What to produce: Copy out all lines that hold "this".

Data provided:
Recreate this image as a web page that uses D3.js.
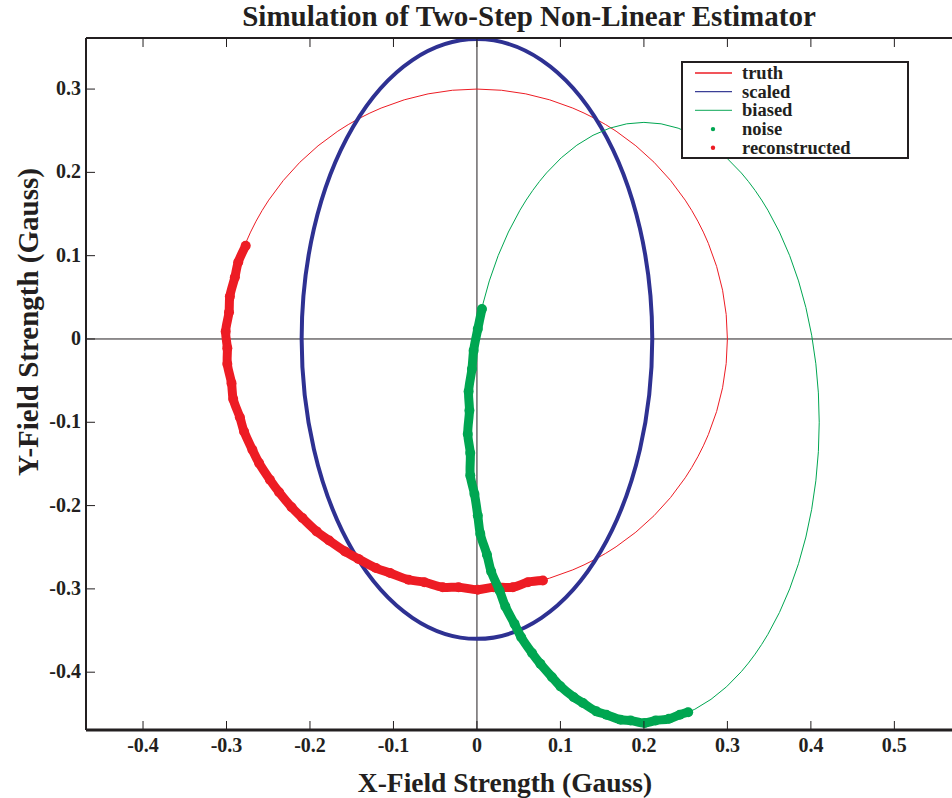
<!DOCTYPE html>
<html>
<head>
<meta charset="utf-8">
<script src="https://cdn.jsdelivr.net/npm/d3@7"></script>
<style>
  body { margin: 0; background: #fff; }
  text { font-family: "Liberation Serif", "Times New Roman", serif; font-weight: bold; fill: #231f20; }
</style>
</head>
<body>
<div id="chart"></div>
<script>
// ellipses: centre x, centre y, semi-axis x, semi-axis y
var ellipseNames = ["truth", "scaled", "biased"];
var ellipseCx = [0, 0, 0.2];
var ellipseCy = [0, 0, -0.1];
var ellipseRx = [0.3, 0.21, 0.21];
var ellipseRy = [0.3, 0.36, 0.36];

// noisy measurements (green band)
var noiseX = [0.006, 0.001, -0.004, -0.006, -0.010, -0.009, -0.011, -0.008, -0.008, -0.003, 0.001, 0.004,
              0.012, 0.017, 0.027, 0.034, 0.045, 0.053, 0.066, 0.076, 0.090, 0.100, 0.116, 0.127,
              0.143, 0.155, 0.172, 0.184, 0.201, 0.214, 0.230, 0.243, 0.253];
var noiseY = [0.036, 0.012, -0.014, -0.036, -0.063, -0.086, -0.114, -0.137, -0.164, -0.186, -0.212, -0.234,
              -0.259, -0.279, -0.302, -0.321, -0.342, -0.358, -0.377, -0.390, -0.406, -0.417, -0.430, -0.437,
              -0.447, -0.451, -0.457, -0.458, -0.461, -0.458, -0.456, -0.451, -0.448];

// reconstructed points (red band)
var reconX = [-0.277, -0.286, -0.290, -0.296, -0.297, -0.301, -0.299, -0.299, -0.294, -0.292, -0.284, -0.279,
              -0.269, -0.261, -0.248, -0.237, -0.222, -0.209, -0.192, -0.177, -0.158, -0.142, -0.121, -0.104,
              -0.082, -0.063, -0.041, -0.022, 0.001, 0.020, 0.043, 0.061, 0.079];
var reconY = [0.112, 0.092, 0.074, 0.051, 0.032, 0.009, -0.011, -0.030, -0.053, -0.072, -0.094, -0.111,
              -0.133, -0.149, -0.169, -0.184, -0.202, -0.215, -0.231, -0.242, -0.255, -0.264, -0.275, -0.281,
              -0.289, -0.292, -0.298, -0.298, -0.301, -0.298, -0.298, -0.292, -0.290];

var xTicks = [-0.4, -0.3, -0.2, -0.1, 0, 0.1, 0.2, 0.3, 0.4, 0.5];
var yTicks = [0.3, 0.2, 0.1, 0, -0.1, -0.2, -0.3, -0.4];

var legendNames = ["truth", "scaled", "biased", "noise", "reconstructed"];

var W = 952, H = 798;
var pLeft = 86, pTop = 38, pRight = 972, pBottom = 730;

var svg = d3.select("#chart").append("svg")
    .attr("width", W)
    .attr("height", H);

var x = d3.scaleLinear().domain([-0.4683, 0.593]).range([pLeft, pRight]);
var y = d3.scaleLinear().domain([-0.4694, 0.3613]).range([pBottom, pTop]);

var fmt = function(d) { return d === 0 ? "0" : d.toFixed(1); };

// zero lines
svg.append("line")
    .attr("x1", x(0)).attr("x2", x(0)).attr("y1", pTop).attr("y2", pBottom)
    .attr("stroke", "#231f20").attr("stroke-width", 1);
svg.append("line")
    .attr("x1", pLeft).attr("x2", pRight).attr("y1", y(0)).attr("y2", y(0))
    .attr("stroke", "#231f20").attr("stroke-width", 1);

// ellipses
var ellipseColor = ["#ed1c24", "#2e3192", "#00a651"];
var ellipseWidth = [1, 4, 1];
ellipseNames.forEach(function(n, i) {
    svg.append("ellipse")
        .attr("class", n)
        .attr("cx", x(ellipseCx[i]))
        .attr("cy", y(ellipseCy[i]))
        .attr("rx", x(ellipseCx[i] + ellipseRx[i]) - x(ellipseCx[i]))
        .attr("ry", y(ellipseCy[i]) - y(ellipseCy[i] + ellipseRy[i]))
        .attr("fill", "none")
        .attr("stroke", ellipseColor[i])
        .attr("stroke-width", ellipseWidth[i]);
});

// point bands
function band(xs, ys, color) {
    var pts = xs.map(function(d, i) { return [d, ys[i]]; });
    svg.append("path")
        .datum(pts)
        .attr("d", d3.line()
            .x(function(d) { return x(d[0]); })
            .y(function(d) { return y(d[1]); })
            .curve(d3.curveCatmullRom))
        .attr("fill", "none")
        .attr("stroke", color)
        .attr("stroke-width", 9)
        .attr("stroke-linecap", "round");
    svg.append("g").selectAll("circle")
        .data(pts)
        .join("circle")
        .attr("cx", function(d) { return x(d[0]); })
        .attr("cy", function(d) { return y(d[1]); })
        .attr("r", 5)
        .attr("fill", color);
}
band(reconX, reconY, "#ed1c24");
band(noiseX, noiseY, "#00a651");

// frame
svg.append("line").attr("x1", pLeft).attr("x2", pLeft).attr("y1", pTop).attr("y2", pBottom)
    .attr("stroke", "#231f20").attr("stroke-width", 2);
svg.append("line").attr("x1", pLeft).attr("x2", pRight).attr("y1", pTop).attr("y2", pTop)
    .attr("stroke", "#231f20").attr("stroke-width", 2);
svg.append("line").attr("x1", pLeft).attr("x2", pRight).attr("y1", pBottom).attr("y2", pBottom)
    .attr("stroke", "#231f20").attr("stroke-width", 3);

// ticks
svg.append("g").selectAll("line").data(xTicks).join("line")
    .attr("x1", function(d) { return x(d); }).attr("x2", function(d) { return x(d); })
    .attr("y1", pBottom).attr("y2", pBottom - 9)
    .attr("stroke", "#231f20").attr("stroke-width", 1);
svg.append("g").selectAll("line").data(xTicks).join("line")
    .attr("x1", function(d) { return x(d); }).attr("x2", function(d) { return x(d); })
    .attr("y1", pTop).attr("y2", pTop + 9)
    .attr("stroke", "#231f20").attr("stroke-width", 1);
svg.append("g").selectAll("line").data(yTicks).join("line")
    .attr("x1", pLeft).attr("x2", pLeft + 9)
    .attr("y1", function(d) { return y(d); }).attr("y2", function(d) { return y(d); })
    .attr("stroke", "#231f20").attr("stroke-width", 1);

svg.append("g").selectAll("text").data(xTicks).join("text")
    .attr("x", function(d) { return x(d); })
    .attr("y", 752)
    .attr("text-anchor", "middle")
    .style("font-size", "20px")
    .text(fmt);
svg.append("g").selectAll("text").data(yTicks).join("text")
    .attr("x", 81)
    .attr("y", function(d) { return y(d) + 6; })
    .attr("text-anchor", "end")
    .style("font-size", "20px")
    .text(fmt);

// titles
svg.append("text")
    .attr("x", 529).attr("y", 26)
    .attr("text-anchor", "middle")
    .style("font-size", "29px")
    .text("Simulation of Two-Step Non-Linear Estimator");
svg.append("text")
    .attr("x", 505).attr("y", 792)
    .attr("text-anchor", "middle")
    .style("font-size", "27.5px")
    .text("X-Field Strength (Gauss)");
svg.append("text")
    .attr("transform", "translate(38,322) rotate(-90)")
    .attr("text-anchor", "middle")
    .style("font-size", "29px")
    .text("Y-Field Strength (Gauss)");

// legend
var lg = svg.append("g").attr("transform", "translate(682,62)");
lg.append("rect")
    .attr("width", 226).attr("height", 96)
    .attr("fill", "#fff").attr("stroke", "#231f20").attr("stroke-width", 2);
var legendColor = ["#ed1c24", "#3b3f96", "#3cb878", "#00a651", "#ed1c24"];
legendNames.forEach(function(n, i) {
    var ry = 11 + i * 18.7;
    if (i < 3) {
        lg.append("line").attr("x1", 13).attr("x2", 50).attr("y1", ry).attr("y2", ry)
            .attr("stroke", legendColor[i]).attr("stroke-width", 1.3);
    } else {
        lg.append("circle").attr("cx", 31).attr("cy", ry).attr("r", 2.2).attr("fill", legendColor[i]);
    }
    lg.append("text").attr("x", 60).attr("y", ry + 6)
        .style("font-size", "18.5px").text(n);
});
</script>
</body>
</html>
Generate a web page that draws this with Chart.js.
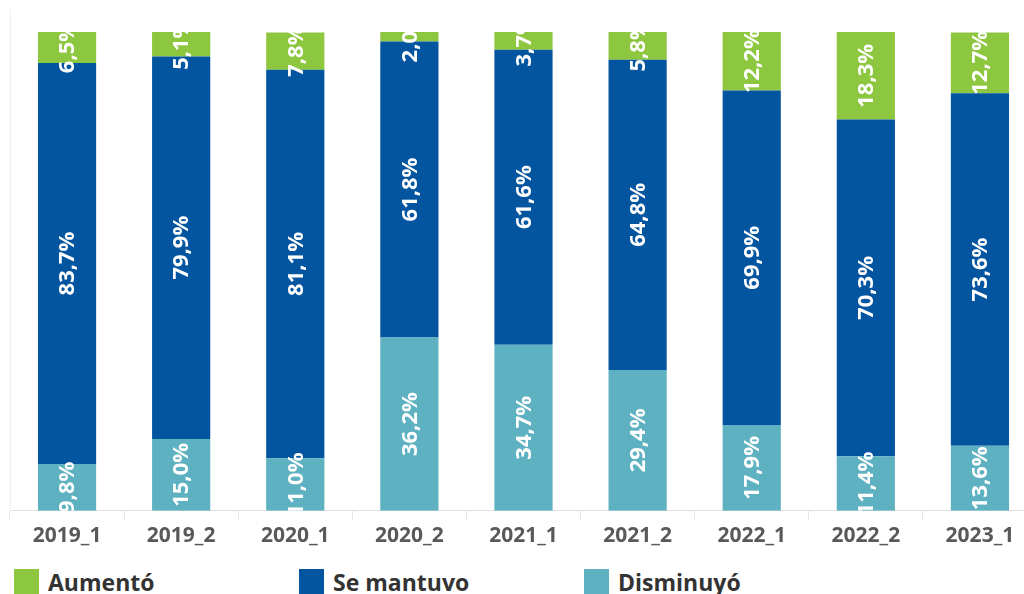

Full output:
Recreate this image as a web page that uses D3.js.
Generate a web page that draws this with Chart.js.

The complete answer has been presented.